After decades of mistrust and failure to communicate with each other, Maumelle Water Management and the Maumelle City Council appear to have settled on a new way of satisfying the concerns of both organizations.
The biggest rub for years that seemed to flare up every ten years or so was the fact that Maumelle Water Management through its parent organization Maumelle Suburban Improvement District #100 chose its own board members.
Alderman have complained that the board was self-perpetuating because it selects its own replacement if a member resigns or dies in office.
Two years ago MWM gave the city two liaison slots on the board that were non-voting. Under the new organization, those two positions will be nominated by the city and chosen by MWM board members.
Alderman who attended a Feb. 26 meeting said they were pleased with the compromise.
Mary Peyton, who has led the way to appease city concerns said the plans are for MWM to disband and transfer assets and obligations to a new Maumelle Water Authority created under state laws designed for allowing and encouraging water groups.

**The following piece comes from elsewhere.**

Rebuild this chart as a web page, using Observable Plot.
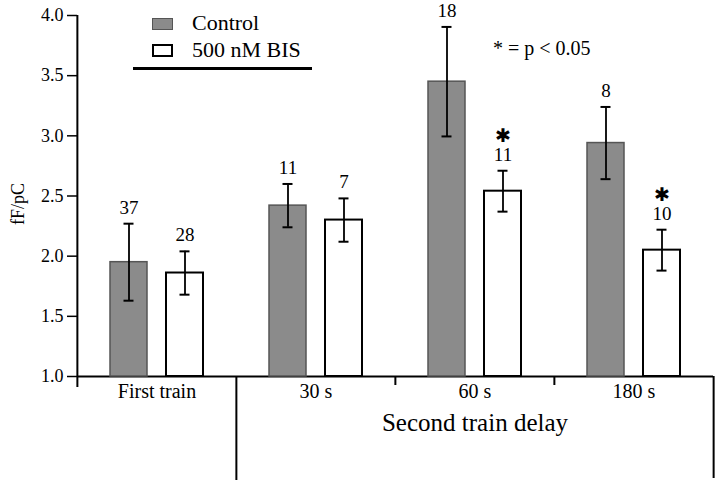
<!DOCTYPE html>
<html>
<head>
<meta charset="utf-8">
<script src="https://cdn.jsdelivr.net/npm/d3@7"></script>
<script src="https://cdn.jsdelivr.net/npm/@observablehq/plot@0.6"></script>
<style>
  html, body { margin: 0; padding: 0; background: #fff; }
  #wrap { position: relative; width: 720px; height: 484px; font-family: "Liberation Serif", serif; color: #000; }
  #wrap svg { position: absolute; left: 0; top: 0; }
  .lg { position: absolute; white-space: nowrap; }
  .sw { position: absolute; box-sizing: border-box; }
</style>
</head>
<body>
<div id="wrap"></div>
<script>
// ---- data ----
const categories = ["First train", "30 s", "60 s", "180 s"];
const series = ["Control", "500 nM BIS"];
const controlMean = [1.95, 2.42, 3.45, 2.94];
const controlSem  = [0.32, 0.18, 0.455, 0.30];
const controlN    = [37, 11, 18, 8];
const bisMean     = [1.86, 2.30, 2.54, 2.05];
const bisSem      = [0.18, 0.18, 0.17, 0.17];
const bisN        = [28, 7, 11, 10];
const bisSignificant = [false, false, true, true];
const yTicks = [1.0, 1.5, 2.0, 2.5, 3.0, 3.5, 4.0];
const yLabel = ["fF/pC"];
const groupLabel = ["Second train delay"];
const groupMembers = ["30 s", "60 s", "180 s"];
const sigMark = "\u2731";
const sigNote = "* = p < 0.05";

// ---- table built from the arrays ----
const rows = [];
categories.forEach((c, i) => {
  rows.push({cat: c, series: series[0], mean: controlMean[i], sem: controlSem[i], n: controlN[i], sig: false});
  rows.push({cat: c, series: series[1], mean: bisMean[i], sem: bisSem[i], n: bisN[i], sig: bisSignificant[i]});
});
const lo = d => d.mean - d.sem;
const hi = d => d.mean + d.sem;

const W = 720, H = 484;
const M = {top: 15, right: 7, bottom: 108, left: 76};
const step = (W - M.left - M.right) / categories.length;
const base = yTicks[0];
const font = "Liberation Serif";

const ctrl = rows.filter(d => d.series === series[0]);
const bis = rows.filter(d => d.series === series[1]);
const groupStart = groupMembers[0];
const groupEnd = groupMembers[groupMembers.length - 1];
const centerMember = groupMembers[Math.floor(groupMembers.length / 2)];

const chart = Plot.plot({
  width: W, height: H,
  marginTop: M.top, marginRight: M.right, marginBottom: M.bottom, marginLeft: M.left,
  style: {fontFamily: font, fontSize: "18px", color: "#000", background: "transparent"},
  fx: {domain: categories, padding: 0},
  x: {domain: series, paddingInner: 0.34, paddingOuter: 0.57, axis: null},
  y: {domain: [yTicks[0], yTicks[yTicks.length - 1]]},
  marks: [
    // axes
    Plot.axisY({ticks: yTicks, tickFormat: d3.format(".1f"), tickSize: 10, tickPadding: 4,
      fontSize: 18, strokeWidth: 1.5, label: null}),
    Plot.text(yLabel, {fx: () => categories[0], frameAnchor: "left", textAnchor: "middle", rotate: -90,
      dx: -59, dy: 8, fontSize: 18, text: d => d}),
    Plot.axisFx({anchor: "bottom", tickSize: 0, tickPadding: 7, fontSize: 20, label: null}),
    Plot.ruleY([base], {stroke: "#000", strokeWidth: 2}),
    // y axis line (left edge of first facet)
    Plot.ruleX([categories[0]], {fx: Plot.identity, x: null, y1: yTicks[yTicks.length - 1], y2: base,
      insetBottom: -11, dx: -step / 2, stroke: "#000", strokeWidth: 2}),
    // group bracket
    Plot.ruleX([groupStart], {fx: Plot.identity, x: null, y1: base, y2: base, insetBottom: -104,
      dx: -step / 2, stroke: "#000", strokeWidth: 2}),
    Plot.ruleX([groupEnd], {fx: Plot.identity, x: null, y1: base, y2: base, insetBottom: -102,
      dx: step / 2, stroke: "#000", strokeWidth: 2}),
    Plot.ruleX(groupMembers.slice(1), {fx: Plot.identity, x: null, y1: base, y2: base, insetBottom: -9,
      dx: -step / 2, stroke: "#000", strokeWidth: 2}),
    Plot.text(groupLabel, {fx: () => centerMember, frameAnchor: "bottom", dy: 54, fontSize: 25, text: d => d}),
    // bars
    Plot.barY(ctrl, {fx: "cat", x: "series", y1: base, y2: "mean", fill: "#8b8b8b", stroke: "#555", strokeWidth: 1.5}),
    Plot.barY(bis, {fx: "cat", x: "series", y1: base, y2: "mean", fill: "#fff", stroke: "#000", strokeWidth: 2}),
    // error bars
    Plot.ruleX(rows, {fx: "cat", x: "series", y1: lo, y2: hi, stroke: "#000", strokeWidth: 1.8}),
    Plot.tickY(rows, {fx: "cat", x: "series", y: lo, insetLeft: 13.5, insetRight: 13.5, stroke: "#000", strokeWidth: 2}),
    Plot.tickY(rows, {fx: "cat", x: "series", y: hi, insetLeft: 13.5, insetRight: 13.5, stroke: "#000", strokeWidth: 2}),
    // n labels, with the significance mark on the line above
    Plot.text(rows, {fx: "cat", x: "series", y: hi,
      text: d => d.sig ? sigMark + "\n" + d.n : String(d.n),
      lineAnchor: "bottom", lineHeight: 1.0, dy: -10, fontSize: 19})
  ]
});

const wrap = document.getElementById("wrap");
wrap.appendChild(chart);

// legend and annotation overlay
function add(txt, style, cls) {
  const el = document.createElement("div");
  el.className = cls;
  Object.assign(el.style, style);
  el.textContent = txt;
  wrap.appendChild(el);
}
add("", {left: "152px", top: "18px", width: "21px", height: "12px", background: "#8b8b8b", border: "1.5px solid #555"}, "sw");
add("", {left: "152px", top: "44px", width: "21px", height: "13px", background: "#fff", border: "2px solid #000"}, "sw");
add(series[0], {left: "192px", top: "11.5px", fontSize: "22px", lineHeight: "22px"}, "lg");
add(series[1], {left: "192px", top: "38.5px", fontSize: "22px", lineHeight: "22px"}, "lg");
add("", {left: "133px", top: "67px", width: "179px", height: "2.5px", background: "#000"}, "sw");
add(sigNote, {left: "493px", top: "38px", fontSize: "20px", lineHeight: "20px"}, "lg");
</script>
</body>
</html>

The new organization would float roughly $22.3 million in 30-year bonds to pay off the improvement district so it can go out of existence and also provide some much needed money for infrastructure.
Attorneys have worked out a plan for the transition to be transparent to Maumelle residents.
The boundaries for the new organization would be Maumelle city limits and the planning boundaries that go out into nearby neighborhoods.
While details are yet to be completely worked out, under its new structure MWM would lose its taxing authority it currently has as an improvement district. But the new organization could raise money through rate adjustments although the current slate of commissioners said that would be a last resort.
Documents outlining the proposed bond issuance indicate the current debt for MWM is $17.6 million.
A portion of the $21 million in new bonds, $5 million would be set aside for construction projects.
In years past the quality of water has been an issue but manager Barry Heller said the transition MWM made two years back in how it softens the well water will eventually correct the lime buildup. However he noted it takes years for those deposits to work their way out of the water lines. Occasionally the deposits will work lose and produce dark colored water.
But last time voices were raised and feelings hurt was when a well failed, a long summer drought and a special storm of extenuating circumstances resulted in a shortage of water and residents were restricted in when they could water their yard.
To many Maumelle residents, “You can’t water your lawn,” were fighting words and they let their elected officials know all about it.
Heller said the organization approached Central Arkansas Water and CAW would require the construction of a multi-million dollar water line just to get their water to Maumelle and they would require an update in the current system lines.
MWM attorney Stuart Hankins said he’d worked very hard to work out the details for a shift that basically would be transparent to its members.
He also said he intention was for the new organization to serve the same boundaries as MWM does.
A formal purchase agreement would be required, Hankins said, although “its virtually an agreement between ourselves.”